The Oberlin Review
<< Front page News October 6, 2006

Students Consider Forming NAACP Chapter

On Thursday night, acting head of the Oberlin National Association for the Advancement of Colored People John Gooch met with Oberlin students interested in forming a chapter. With a new chapter president at the helm, the Oberlin City branch of the NAACP is working to renew itself and reach out to students at the College.

“The NAACP has a rich history of helping minorities,” said Gooch. “The NAACP has been involved in almost every issue you can think of.”

Gooch stressed that the organization was not just for African Americans:  “We’ve fought the problems of Hispanic people and checked into the legitimate problems of our white members.”

Gooch touted the revitalization of the national NAACP organization. According to Gooch, since the tenure of Kweisi Mfume as NAACP CEO, the civil rights group has been able to fill previously-vacant top leadership posts in all its local chapter organizations.  For his part, Gooch, a football coach and social worker who became the chapter president four months ago, is looking to expand the organization at the local level.

In addition to opening a downtown office by the start of next year, Gooch aims to help organize a student chapter on Oberlin’s  campus.

 “I plan to build this chapter to be one of the biggest and baddest in the county of Lorain,” he said. “I spoke with every pastor and at every church in town…I’m making a lot of promises. I’m not sure I’ll keep them all, but we can try to do what we say.”

The Oberlin NAACP is looking for a more youthful membership, especially for new members between 21 and 50, said Gooch. “I have to recruit younger people who have time and energy,” Gooch said.

Gooch also lauded the activism of students at Oberlin.  “Here, students probably solve more problems than any organization,” he said.  He noted that an Oberlin College student designed the latest pamphlet printed by the Oberlin City NAACP.

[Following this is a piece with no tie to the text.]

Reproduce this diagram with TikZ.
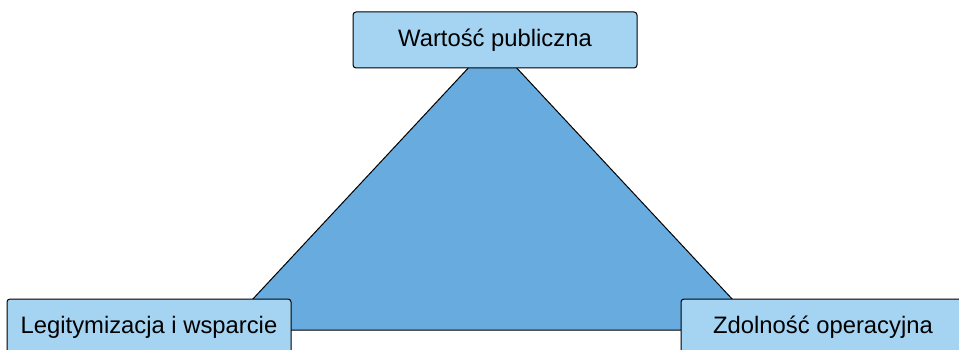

After speaking with students at the meeting, Gooch said he was further impressed by the level of activity at Oberlin College.  “Tonight’s been a real learning experience for me,” said Gooch after being informed of the organizations that exist on campus for students of color, which total more than a dozen.

“Only you know about the problems here,” Gooch told students, “I hear about them, but you know about them.”

Courtney Patterson of the Multicultural Resource Center asked Gooch what services which were not currently available the NAACP could provide to students. 

“With a College NAACP chapter, you can call on Washington, get our top negotiator, get some back-up,” said Gooch. “We’re not miracle workers, but we can keep an eye on a problem and can do what we have to — file a lawsuit, take people to court.” 

He said that a College chapter would not have its own lawyer, but that the City NAACP does have a lawyer and a NAACP lifetime member on its staff.

Though the NAACP is non-partisan it is still politically active, Gooch pointed out.  He mentioned the group’s national voter registration drive and its support of specific political issues, such as the organization’s endorsement of the referendum to raise Ohio’s minimum wage in the upcoming elections.

Gooch encouraged students to join the Oberlin City chapter even if they did not decide to form a group on campus and invited them to the local chapter’s meeting on Tuesday at seven in the evening in the public library.  In turn, Patterson invited Gooch to make contact with more students on campus during the upcoming black alumni reunion and a meeting of black student organizations at the end of October.